Together, these automated tasks offer analysts fast indications of which incidents are the highest priority and need further investigation. This is a drastic improvement compared to legacy systems where analysts are constantly checking and rechecking incidents, investigating redundancies and manually piecing together events.
Automated investigation, when in conjunction with manual search practices, can lead to more real incidents investigated, triaged and understood with more accuracy.
Response: Act quickly and confidently
Once a threat is identified, the obvious next step would be to respond to it. As mentioned earlier, SOARs do a good job with automating the response phase with known threats.
The efficiency of this automation, however, relies heavily on data that is provided by other sources, i.e. when earlier phases of the SOC workflow can deliver usable and reliable outputs that can be sent to a response software.
Integrating more accurate data that has been normalized and investigated by expertly engineered automation makes response tools much more reliable and effective.
Obviously, not all responses can be automated as attackers continue to evolve their methods. In many instances, it's necessary for analysts to investigate incidents thoroughly and enact responses manually. But like the other phases of the workflow, the more that these tasks can be automated, the more security teams will be freed up to address more complex attacks.
So, why aren't more companies using automation?
Many teams know that automation will increase their productivity, but changing processes and software is often difficult for several reasons:
- Replacing legacy software is time consuming, expensive and potentially risky
- Getting stakeholder approval for major implementations is challenging and slow
- Educating analysts on using new software takes time and resources
- Ever-evolving attack techniques keep security teams occupied with the "here and now"
These blockers piled on top of extreme personnel shortages can make the task seem daunting.
But, as automation continues to take center stage, the industry will continue to see significant reductions in total cost of ownership (TCO), mean time to detection/response (MTTD/MTTR), analyst burnout and CISO frustration.
SOC Platforms to the rescue
When several pieces of the SOC workflow are combined and automated, the weight and pressure of the normal workload begin to dissolve. Analysts will start to be able to wave goodbye to spending long hours bouncing from tool to tool, chasing false positives or simply maintaining traditional SIEM solutions.
The new generation of SOC platforms have a lot to offer, at every stage of the SOC workflow. Having been born in the cloud, SOC platforms are able to utilize modern data architectures to more easily develop additional features and enhancements. This, along with the advantage of being able to ingest all security data at a fraction of the cost of legacy tools, has resulted in a trend towards increased automation embedded in them.

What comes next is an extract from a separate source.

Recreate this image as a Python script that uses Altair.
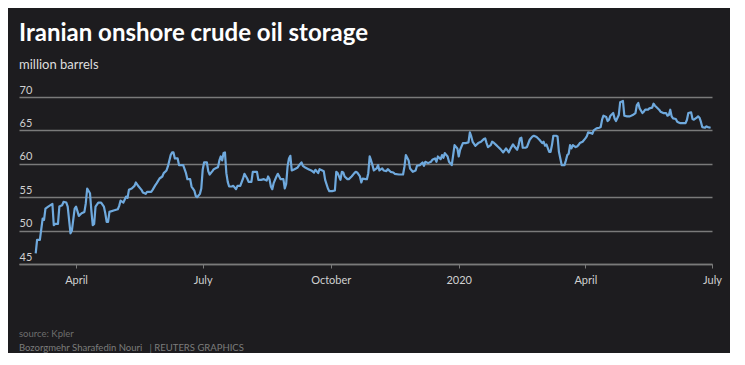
import altair as alt
import pandas as pd

# days after 2019-04-01
day_offsets = [
    -29, -28, -26, -24, -23, -22, -20, -17, -16, -15,
    -13, -12, -10, -9, -7, -6, -4, -3, -1, 0,
    2, 4, 6, 7, 8, 10, 11, 12, 13, 14,
    16, 18, 20, 21, 22, 23, 24, 27, 30, 31,
    32, 34, 36, 37, 38, 40, 42, 43, 45, 47,
    48, 50, 51, 54, 55, 57, 58, 60, 62, 63,
    65, 66, 68, 69, 70, 71, 73, 74, 77, 79,
    80, 82, 83, 85, 86, 87, 89, 90, 91, 92,
    94, 95, 96, 98, 99, 101, 102, 103, 104, 105,
    106, 107, 108, 109, 110, 112, 113, 115, 116, 118,
    120, 121, 123, 124, 126, 127, 130, 131, 133, 135,
    137, 138, 139, 140, 141, 142, 144, 145, 147, 149,
    150, 151, 152, 153, 154, 155, 157, 159, 160, 162,
    163, 165, 167, 169, 171, 172, 174, 175, 177, 178,
    179, 181, 182, 184, 186, 187, 188, 190, 191, 192,
    193, 195, 196, 198, 200, 201, 202, 204, 205, 206,
    208, 209, 210, 211, 212, 213, 214, 216, 217, 218,
    220, 221, 223, 224, 226, 228, 229, 232, 235, 236,
    237, 239, 240, 242, 244, 245, 247, 249, 250, 251,
    253, 255, 256, 258, 259, 260, 262, 263, 264, 265,
    267, 268, 270, 271, 272, 274, 275, 276, 278, 280,
    282, 283, 284, 285, 287, 289, 291, 293, 294, 295,
    296, 298, 299, 300, 302, 303, 305, 307, 308, 309,
    311, 312, 314, 315, 317, 318, 319, 320, 321, 323,
    324, 326, 328, 329, 331, 333, 335, 336, 337, 338,
    340, 341, 342, 343, 345, 346, 347, 348, 349, 351,
    352, 353, 354, 355, 356, 357, 359, 360, 361, 362,
    364, 366, 367, 368, 370, 371, 372, 374, 376, 377,
    378, 379, 381, 382, 383, 384, 386, 387, 388, 390,
    391, 393, 394, 396, 398, 400, 402, 403, 404, 405,
    407, 408, 409, 411, 412, 414, 415, 416, 417, 419,
    420, 422, 424, 425, 426, 427, 428, 429, 431, 432,
    433, 434, 436, 438, 439, 440, 442, 443, 444, 446,
    447, 448, 449, 450, 452, 453, 454, 456,
]

storage_mbbl = [
    46.6, 48.6, 48.6, 51.8, 51.6, 53.3, 53.6, 54.0, 50.8, 51.0,
    51.0, 53.6, 53.8, 54.3, 54.2, 53.6, 49.6, 50.0, 53.3, 53.6,
    52.2, 52.6, 52.8, 54.1, 56.3, 55.6, 53.0, 50.8, 51.0, 53.6,
    54.2, 54.2, 53.6, 52.6, 51.3, 51.3, 52.8, 53.0, 53.2, 53.7,
    54.5, 54.2, 55.1, 54.9, 56.1, 56.3, 56.7, 57.2, 56.6, 56.1,
    55.7, 55.5, 55.8, 55.8, 56.1, 56.8, 57.1, 57.8, 58.1, 58.6,
    59.0, 59.6, 61.3, 61.7, 61.7, 60.8, 60.8, 59.8, 59.8, 58.6,
    57.7, 57.7, 56.6, 56.0, 55.2, 55.0, 55.5, 56.3, 59.1, 60.2,
    60.2, 58.9, 58.4, 58.9, 59.2, 59.4, 59.5, 60.5, 61.1, 60.5,
    61.6, 61.7, 58.6, 57.3, 56.6, 56.6, 56.7, 56.2, 56.7, 56.7,
    57.8, 58.5, 57.8, 57.3, 57.3, 58.8, 58.8, 57.6, 57.6, 57.7,
    57.5, 58.1, 57.7, 56.6, 56.2, 57.1, 58.1, 58.5, 57.7, 57.7,
    56.3, 57.0, 59.6, 60.8, 61.2, 59.0, 59.2, 59.4, 59.7, 60.2,
    59.7, 59.4, 59.2, 59.0, 58.7, 59.1, 58.6, 59.2, 59.0, 58.9,
    57.6, 56.3, 55.9, 55.9, 56.0, 58.8, 58.6, 57.6, 58.8, 58.7,
    58.1, 57.7, 57.7, 58.1, 58.6, 58.8, 58.7, 58.1, 57.2, 57.8,
    57.7, 57.7, 58.6, 61.1, 60.5, 59.8, 59.0, 59.3, 59.8, 59.0,
    59.3, 59.0, 58.9, 59.2, 58.8, 58.7, 58.5, 58.4, 58.4, 59.6,
    61.3, 60.5, 59.3, 58.8, 59.0, 59.7, 59.8, 60.2, 59.7, 60.3,
    60.1, 60.3, 60.6, 60.8, 60.3, 61.1, 60.7, 61.3, 60.9, 61.6,
    61.1, 60.3, 59.8, 61.3, 62.8, 62.3, 61.1, 62.1, 63.1, 63.1,
    63.2, 64.7, 64.1, 63.3, 62.7, 63.1, 63.3, 63.7, 63.8, 63.1,
    62.5, 62.8, 63.3, 63.2, 62.8, 62.6, 62.2, 61.7, 62.0, 62.3,
    61.7, 62.2, 62.9, 62.6, 62.1, 62.8, 63.8, 63.9, 62.4, 62.4,
    62.5, 63.6, 64.1, 64.2, 64.0, 63.6, 63.1, 63.3, 62.7, 62.9,
    61.8, 61.8, 62.8, 64.2, 64.2, 64.1, 61.8, 60.8, 59.8, 59.8,
    60.5, 61.3, 61.5, 62.8, 62.3, 62.8, 62.5, 62.6, 62.8, 63.1,
    63.3, 63.8, 64.1, 64.7, 64.6, 64.5, 65.0, 65.3, 65.4, 65.5,
    66.6, 67.2, 67.0, 66.4, 66.6, 67.2, 67.6, 66.8, 66.4, 67.3,
    69.2, 69.4, 67.2, 67.1, 67.1, 67.3, 67.6, 68.8, 69.1, 68.3,
    67.6, 67.8, 68.1, 68.1, 68.3, 68.4, 69.0, 68.7, 68.5, 68.1,
    67.8, 67.6, 67.6, 67.2, 67.3, 68.1, 67.1, 66.8, 66.7, 66.3,
    66.2, 66.1, 66.1, 66.1, 66.6, 67.6, 67.7, 66.7, 66.6, 66.9,
    67.1, 66.9, 66.3, 65.5, 65.4, 65.6, 65.5, 65.4,
]

y_ticks = [45, 50, 55, 60, 65, 70]

title_text = "Iranian onshore crude oil storage"
subtitle_text = "million barrels"
source_text = "source: Kpler"
credit_text = "Bozorgmehr Sharafedin Nouri\u00a0\u00a0\u00a0| REUTERS GRAPHICS"

assert len(day_offsets) == len(storage_mbbl)

base_date = pd.Timestamp("2019-04-01")
dates = [(base_date + pd.Timedelta(days=d)).strftime("%Y-%m-%dT00:00:00") for d in day_offsets]
df = pd.DataFrame({"date": dates, "storage": storage_mbbl})

W, H = 693, 167
BG = "#1d1c1f"
GRID = "#7a7a7a"
FONT = "Lato"

x_ticks = [
    alt.DateTime(year=2019, month=4, date=1),
    alt.DateTime(year=2019, month=7, date=1),
    alt.DateTime(year=2019, month=10, date=1),
    alt.DateTime(year=2020, month=1, date=1),
    alt.DateTime(year=2020, month=4, date=1),
    alt.DateTime(year=2020, month=7, date=1),
]

line = alt.Chart(df).mark_line(color="#6fa9dd", strokeWidth=2.2, strokeJoin="round").encode(
    x=alt.X(
        "date:T",
        scale=alt.Scale(domain=[alt.DateTime(year=2019, month=2, date=19),
                                alt.DateTime(year=2020, month=7, date=1)]),
        axis=alt.Axis(
            values=x_ticks,
            labelExpr="month(datum.value) == 0 ? timeFormat(datum.value, '%Y') : timeFormat(datum.value, '%B')",
            title=None, grid=False,
            domainColor=GRID, domainWidth=1.5,
            tickColor=GRID, tickSize=4, tickWidth=1,
            labelColor="#d0d0d0", labelFontSize=11, labelFont=FONT,
            labelPadding=6, labelFlush=False, labelOverlap=False,
        ),
    ),
    y=alt.Y(
        "storage:Q",
        scale=alt.Scale(domain=[45, 70], nice=False, zero=False),
        axis=alt.Axis(
            values=y_ticks, title=None, grid=True,
            gridColor=GRID, gridWidth=1.5,
            domain=False, ticks=False, tickSize=0,
            labelAlign="left", labelBaseline="bottom", labelPadding=0,
            labelColor="#d0d0d0", labelFontSize=11, labelFont=FONT,
            labelOffset=-2,
        ),
    ),
)

foot_df = pd.DataFrame({"src": [source_text], "credit": [credit_text]})
src = alt.Chart(foot_df).mark_text(
    align="left", baseline="middle", font=FONT, fontSize=9.5, color="#6e6e6e"
).encode(text="src:N", x=alt.value(0), y=alt.value(H + 70))
credit = alt.Chart(foot_df).mark_text(
    align="left", baseline="middle", font=FONT, fontSize=9.5, color="#7c7c7c"
).encode(text="credit:N", x=alt.value(0), y=alt.value(H + 84))

chart = alt.layer(line, src, credit).properties(
    width=W, height=H,
    background=BG,
    padding={"left": 11, "top": 14, "right": 8, "bottom": 0},
    title=alt.TitleParams(
        text=title_text, subtitle=subtitle_text,
        anchor="start", font=FONT, fontSize=24, fontWeight="bold", color="#ffffff",
        subtitleFont=FONT, subtitleFontSize=13, subtitleColor="#dedede",
        subtitlePadding=13, offset=12,
    ),
).configure_view(stroke=None)

chart.save("out.html", embed_options={"renderer": "svg", "actions": False})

A sample Auto-Investigation summary on the Hunters SOC Platform showing the key entities of an alert generated after a user logged in to the Okta web console from an unmonitored device without an active EDR agent, as well as the Risk Score associated with it |
An example of that can be the investigation of threats: this is known by most analysts to be a tedious, manual task, involving sorting through endless false positives. But today's SOC platforms have introduced automation, significantly improving the investigation process. Improvements like automated cross-source correlation, ML models, and built-in data interrogation queries have emerged to help analysts through the repetitive and most laborious threat investigation tasks.
Now is the time to start leveraging automation as it continues to change the industry. Teams not actively adopting these innovations will find themselves behind the curve, potentially leaving their organizations vulnerable and their personnel overwhelmed.